The USDA’s Foreign Agricultural Service is the latest to slash their soybean production outlook for Argentina this season due to the extremely hot and dry weather conditions that have tormented the crop since planting. The FAS is now calling the crop 36MMT, down from the USDA’s January forecast of 45.5MMT. The Buenos Aires Grain Exchange left its estimate unchanged last week at 41MMT but does have a lower bias. The Rosario Grain Exchange splits the two at 37.1MMT against a five-year average of 45.9MMT.
The USDA’s January supply and demand update pegged global soybean meal production at 257MMT, 75.2MMT of which is in China. The second biggest producer is the United States at 47.9MMT, followed by Brazil at 40.7MMT. Argentina is next at 29.6MMT, but that was using a soybean crop of 45.5MMT. While imports are supplementing domestic supply, they will not fully compensate for the lost production. Domestic crushers will fight hard to buy new crop beans away from export channels, but a downward revision reflecting the lower production outlook is expected.
On the trade front, the USDA pegged global exports at 69.7MMT in January, down slightly month-on-month but still 2MMT higher than last season. Top of the list was Argentina at 26.5MMT, followed by Brazil at 20.7MMT and the United States at 12.4MMT. Like production, Argentinian soybean meal exports are expected to be revised lower as a smaller domestic crush decreases the country’s exportable surplus.
A record crop and positive crush margins in Brazil should result in higher soybean meal production and exports. But they are unlikely to fully compensate for lower Argentinian exports unless soybean demand from China decreases significantly on the back of plummeting soybean hog prices which has decimated the Chinese crush margin.
According to the Rosario Grain Exchange, preliminary shipping data put Argentina’s soybean meal and pellet exports at 1.06MMT in January, down 22 per cent on the corresponding period last year, almost 56 per cent lower than in January 2021 and more than 43 per cent lower than the five-year average of 1.87MMT. In fact, it is the lowest January export figure in the last 20 years.

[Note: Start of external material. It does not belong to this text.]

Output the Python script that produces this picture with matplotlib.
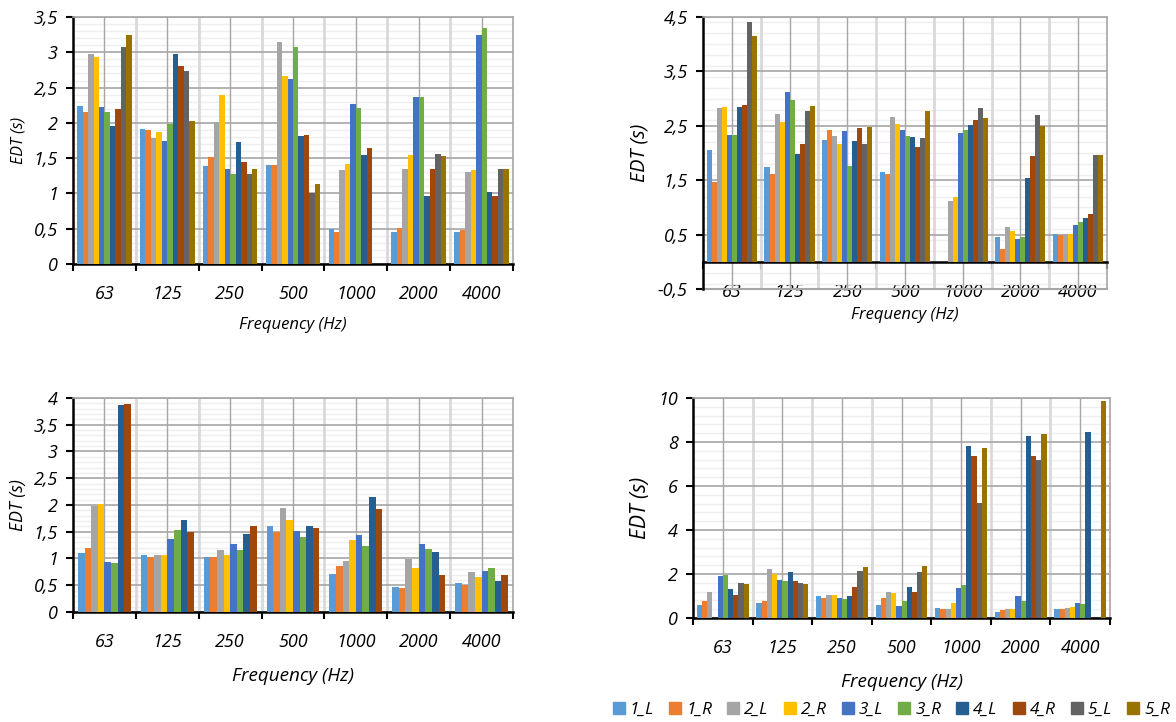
import numpy as np
import matplotlib.pyplot as plt
from matplotlib.ticker import MultipleLocator, FuncFormatter, FixedLocator
from matplotlib.patches import Patch

plt.rcParams['font.family'] = ['Open Sans', 'DejaVu Sans']
plt.rcParams['font.style'] = 'italic'

nan = np.nan

freqs = ['63', '125', '250', '500', '1000', '2000', '4000']
series = ['1_L', '1_R', '2_L', '2_R', '3_L', '3_R', '4_L', '4_R', '5_L', '5_R']
colors = ['#5B9BD5', '#ED7D31', '#A5A5A5', '#FFC000', '#4472C4',
          '#70AD47', '#255E91', '#9E480E', '#636363', '#997300']

# one row per series, one value per frequency
top_left = [
    [2.24, 1.92, 1.39, 1.41, 0.50, 0.46, 0.46],
    [2.16, 1.90, 1.52, 1.40, 0.45, 0.51, 0.48],
    [2.97, 1.79, 2.01, 3.14, 1.33, 1.35, 1.31],
    [2.93, 1.87, 2.39, 2.66, 1.42, 1.55, 1.33],
    [2.22, 1.74, 1.35, 2.62, 2.27, 2.37, 3.25],
    [2.15, 1.98, 1.28, 3.08, 2.21, 2.37, 3.34],
    [1.95, 2.98, 1.73, 1.81, 1.55, 0.96, 1.02],
    [2.20, 2.81, 1.45, 1.83, 1.64, 1.34, 0.97],
    [3.08, 2.74, 1.28, 1.00, nan, 1.56, 1.35],
    [3.25, 2.02, 1.35, 1.14, nan, 1.53, 1.34],
]

top_right = [
    [2.05, 1.74, 2.24, 1.65, nan, 0.45, 0.51],
    [1.46, 1.61, 2.43, 1.61, nan, 0.24, 0.49],
    [2.82, 2.72, 2.31, 2.67, 1.12, 0.64, 0.51],
    [2.84, 2.57, 2.17, 2.53, 1.20, 0.57, 0.51],
    [2.34, 3.13, 2.40, 2.43, 2.36, 0.42, 0.68],
    [2.34, 2.97, 1.76, 2.31, 2.43, 0.46, 0.73],
    [2.84, 1.99, 2.23, 2.30, 2.51, 1.54, 0.80],
    [2.89, 2.17, 2.46, 2.11, 2.61, 1.94, 0.87],
    [4.40, 2.77, 2.17, 2.28, 2.83, 2.70, 1.96],
    [4.16, 2.87, 2.48, 2.78, 2.64, 2.49, 1.96],
]

bottom_left = [
    [1.10, 1.07, 1.03, 1.61, 0.71, 0.47, 0.54],
    [1.20, 1.02, 1.03, 1.50, 0.85, 0.44, 0.50],
    [1.99, 1.07, 1.15, 1.94, 0.95, 0.99, 0.75],
    [2.02, 1.06, 1.06, 1.71, 1.35, 0.82, 0.66],
    [0.93, 1.37, 1.27, 1.51, 1.43, 1.27, 0.77],
    [0.91, 1.54, 1.15, 1.40, 1.23, 1.18, 0.83],
    [3.87, 1.71, 1.45, 1.61, 2.15, 1.13, 0.57],
    [3.88, 1.50, 1.61, 1.57, 1.93, 0.69, 0.69],
]

bottom_right = [
    [0.59, 0.68, 1.00, 0.61, 0.44, 0.29, 0.39],
    [0.77, 0.76, 0.90, 0.90, 0.41, 0.36, 0.39],
    [1.18, 2.23, 1.03, 1.17, 0.42, 0.42, 0.44],
    [nan, 2.00, 1.03, 1.14, 0.70, 0.42, 0.50],
    [1.90, 1.71, 0.90, 0.56, 1.38, 1.00, 0.68],
    [1.94, 1.68, 0.86, 0.77, 1.52, 0.77, 0.65],
    [1.34, 2.08, 0.99, 1.43, 7.83, 8.29, 8.45],
    [1.06, 1.70, 1.41, 1.20, 7.36, 7.36, nan],
    [1.59, 1.59, 2.15, 2.09, 5.25, 7.18, nan],
    [1.55, 1.56, 2.34, 2.35, 7.71, 8.35, 9.88],
]


def comma(v, pos):
    s = ('%g' % round(v, 2))
    return s.replace('.', ',')


def panel(fig, rect, data, ylo, yhi, major, minor, ytick_start,
          ylab_x, ylab_size, xlab_y, xlab_size):
    ax = fig.add_axes(rect)
    n = len(data)
    x = np.arange(len(freqs))
    w = 1.0 / (n + 1.5)
    for i, vals in enumerate(data):
        off = (i - (n - 1) / 2) * w
        ax.bar(x + off, vals, width=w, color=colors[i], zorder=3)

    ax.set_xlim(-0.5, len(freqs) - 0.5)
    ax.set_ylim(ylo, yhi)

    bounds = np.arange(-0.5, len(freqs), 1.0)
    ax.set_xticks(x)
    ax.set_xticklabels(freqs)
    ax.xaxis.set_minor_locator(FixedLocator(bounds))
    ax.tick_params(axis='x', which='major', length=0, pad=15, labelsize=13)
    ax.tick_params(axis='x', which='minor', length=5, width=1.5,
                   direction='out', color='black')

    yt = np.arange(ytick_start, yhi + 1e-6, major)
    ax.yaxis.set_major_locator(FixedLocator(yt))
    ax.yaxis.set_minor_locator(MultipleLocator(minor))
    ax.yaxis.set_major_formatter(FuncFormatter(comma))
    ax.tick_params(axis='y', which='major', length=5, width=1.5,
                   labelsize=13, pad=6)
    ax.tick_params(axis='y', which='minor', length=0)

    # gridlines: faint minor rows, light column borders, grey centres and rows
    ax.grid(which='minor', axis='y', color='#efefef', lw=1.0)
    for b in bounds[1:-1]:
        ax.axvline(b, color='#d9d9d9', lw=2.0, zorder=1)
    for c in x:
        ax.axvline(c, color='#a6a6a6', lw=1.0, zorder=1.2)
    for t in yt:
        ax.axhline(t, color='#a6a6a6', lw=1.2, zorder=1.4)
    ax.set_axisbelow(True)

    for s in ['top', 'right']:
        ax.spines[s].set_color('#a6a6a6')
        ax.spines[s].set_linewidth(1.2)
    ax.spines['left'].set_linewidth(1.8)
    ax.spines['bottom'].set_linewidth(1.8)
    if ylo < 0:
        ax.spines['bottom'].set_position(('data', 0))
        ax.axhline(ylo, color='#a6a6a6', lw=1.5, zorder=1.4, clip_on=False)

    ax.text(ylab_x, 0.5, 'EDT (s)', transform=ax.transAxes, rotation=90,
            ha='center', va='center', fontsize=ylab_size)
    ax.text(0.5, xlab_y, 'Frequency (Hz)', transform=ax.transAxes,
            ha='center', va='center', fontsize=xlab_size)
    return ax


fig = plt.figure(figsize=(11.76, 7.22), dpi=100)

panel(fig, [0.0621, 0.6343, 0.3741, 0.3421], top_left, 0, 3.5, 0.5, 0.1, 0,
      -0.125, 11.5, -0.247, 12)
panel(fig, [0.5978, 0.5997, 0.3435, 0.3767], top_right, -0.5, 4.5, 1.0, 0.2, -0.5,
      -0.156, 14.2, -0.096, 12)
panel(fig, [0.0621, 0.1524, 0.3741, 0.2964], bottom_left, 0, 4, 0.5, 0.1, 0,
      -0.125, 12.7, -0.299, 13.6)
panel(fig, [0.5893, 0.1440, 0.3546, 0.3047], bottom_right, 0, 10, 2, 0.4, 0,
      -0.127, 15.2, -0.291, 13.6)

handles = [Patch(color=c) for c in colors]
fig.legend(handles, series, loc='center', bbox_to_anchor=(0.758, 0.0166),
           ncol=10, frameon=False, fontsize=12.3, handlelength=0.7,
           handleheight=0.7, columnspacing=0.88, handletextpad=0.3,
           borderaxespad=0, borderpad=0)

fig.savefig('out.png', dpi=100)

This situation highlights one of the many issues with the latest preferential exchange rate program for soybean farmers, much to the chagrin of domestic processors. Known as soybean dollar 2.0, the policy was designed to promote sales to both local crushers and the export market. However, a large majority of the soybeans sold by farmers in December ended up on ships to China rather than being crushed in Argentina and exported as meal or oil. And now that the policy has finished, local farmers are holding back soybean sales, waiting for the next iteration.
This has left domestic processors scrambling for supplies ahead of harvest. Collectively, Argentina’s crushers claim to have already purchased at least 1MMT of Brazilian beans for delivery in February and March and are likely to import another 1MMT before new crop supplies hit the market. These numbers dwarf the previous import record of 657,000 metric tonne set in the 2018/19 season after a disastrous harvest of only 37.8MMT the previous year.

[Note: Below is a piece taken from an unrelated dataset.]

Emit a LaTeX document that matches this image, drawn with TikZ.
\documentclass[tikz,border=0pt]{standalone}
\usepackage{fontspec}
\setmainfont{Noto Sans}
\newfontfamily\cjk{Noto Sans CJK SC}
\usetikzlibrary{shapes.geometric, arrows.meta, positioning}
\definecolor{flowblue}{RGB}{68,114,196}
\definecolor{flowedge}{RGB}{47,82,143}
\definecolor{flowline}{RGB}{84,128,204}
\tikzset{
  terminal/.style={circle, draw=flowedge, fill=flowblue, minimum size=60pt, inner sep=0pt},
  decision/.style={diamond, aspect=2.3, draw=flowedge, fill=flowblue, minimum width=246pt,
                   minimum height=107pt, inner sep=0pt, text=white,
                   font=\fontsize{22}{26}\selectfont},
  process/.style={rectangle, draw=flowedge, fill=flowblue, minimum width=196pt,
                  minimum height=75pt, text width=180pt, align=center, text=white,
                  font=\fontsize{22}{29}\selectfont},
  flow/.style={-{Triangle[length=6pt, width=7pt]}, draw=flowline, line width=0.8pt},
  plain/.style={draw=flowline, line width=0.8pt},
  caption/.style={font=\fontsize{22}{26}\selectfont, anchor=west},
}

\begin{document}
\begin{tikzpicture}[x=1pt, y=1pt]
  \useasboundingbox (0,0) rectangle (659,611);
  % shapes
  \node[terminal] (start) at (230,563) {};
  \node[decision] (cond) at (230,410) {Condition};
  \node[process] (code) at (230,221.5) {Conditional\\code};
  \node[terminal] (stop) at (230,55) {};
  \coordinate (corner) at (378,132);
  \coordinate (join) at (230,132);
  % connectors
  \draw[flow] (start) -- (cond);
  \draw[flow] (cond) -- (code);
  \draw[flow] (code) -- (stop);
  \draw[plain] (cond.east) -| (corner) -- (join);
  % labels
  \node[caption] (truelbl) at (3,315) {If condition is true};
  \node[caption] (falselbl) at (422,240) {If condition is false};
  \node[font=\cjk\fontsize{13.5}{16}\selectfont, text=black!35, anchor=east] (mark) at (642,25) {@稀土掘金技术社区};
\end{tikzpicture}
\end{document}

The late harvest in Brazil is adding to the quandary. Soybean imports from Brazil would typically come by river from Porto Murtinho in the state of Mato Grosso do Sul or by road from the southern state of Rio Grande do Sul. However, most of the deals done to date are via the Amazon River port of Santarem, in the state of Para, a journey of around 4,500 kilometres. Forward crush margins will ultimately define final import volumes for the season, but it will undoubtedly be an extremely testing season for Argentine processors.